We see that Am has the lowest mean error with Dfc having the highest mean error across koppen climate classifications. This makes sense because we would expect, warm and hot climates to have lower error, due to large amounts of humidity and surrounding water regulating the temperatures. In contrast, the subarctic climates in Dfc makes sense for having a high error because of the mix of gyres in the Arctic Circle. Note: we removed Af, As, Aw, BSh, BWh, BWk, and Csa due te low sample sizes.

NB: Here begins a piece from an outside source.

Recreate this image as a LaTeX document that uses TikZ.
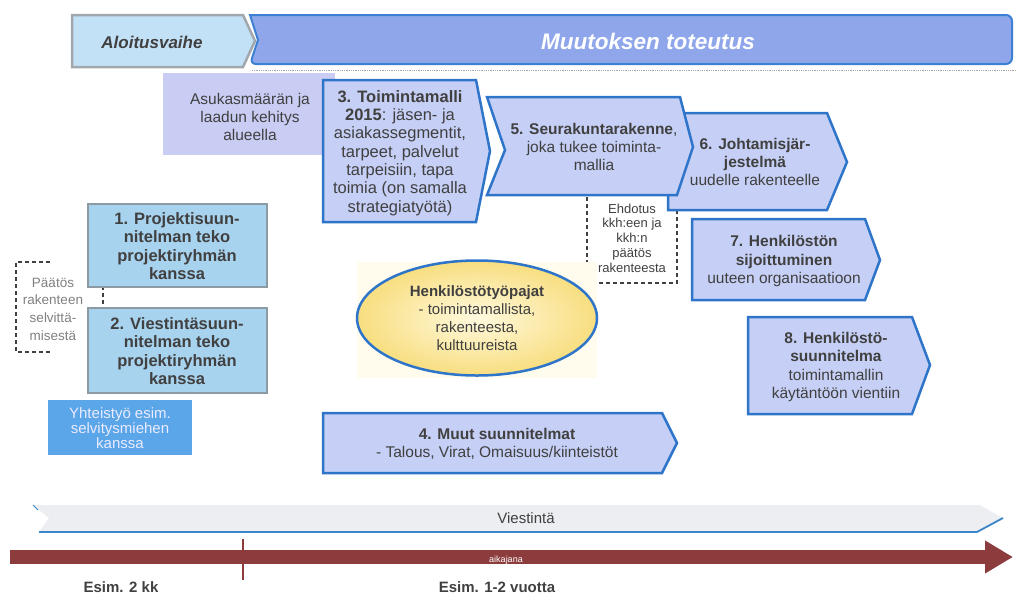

Mean Error vs Distance to Coast

ggplot(accuracy_factors, aes(x = distance_to_coast, y = mean_error)) + 
  geom_point() + 
  geom_smooth(method = "lm", se = FALSE) +
  labs(
    x = "Distance to Coast",
    y = "Mean Error in Temperature"
  ) +
  theme_minimal()

We see that there is positive correlation between error and distance to coast. This makes sense because oceans are very important in holding temperatures consistent with the high heat capacity of water.

Mean Error vs Wind Speed

ggplot(accuracy_factors, aes(x = wind, y = mean_error)) + 
  geom_point() + 
  geom_smooth(method = "lm", se = FALSE) +
  labs(
    x = "Wind Speed",
    y = "Mean Error in Temperature"
  ) +
  theme_minimal()

We see that there is a positive correlation between error and wind speed. This makes sense because high wind speeds can lead to more rapid changes in temperature, making it harder to predict accurately.

Conclusion

In this report, we analyzed the accuracy of weather forecasts across the United States and identified data quality issues affecting the data set. Forecast accuracy was found to be influenced by factors such as elevation, climate type, and distance to the coast. Future improvements could focus on ensuring consistent city attributes and further refining forecasts for cities with high error rates.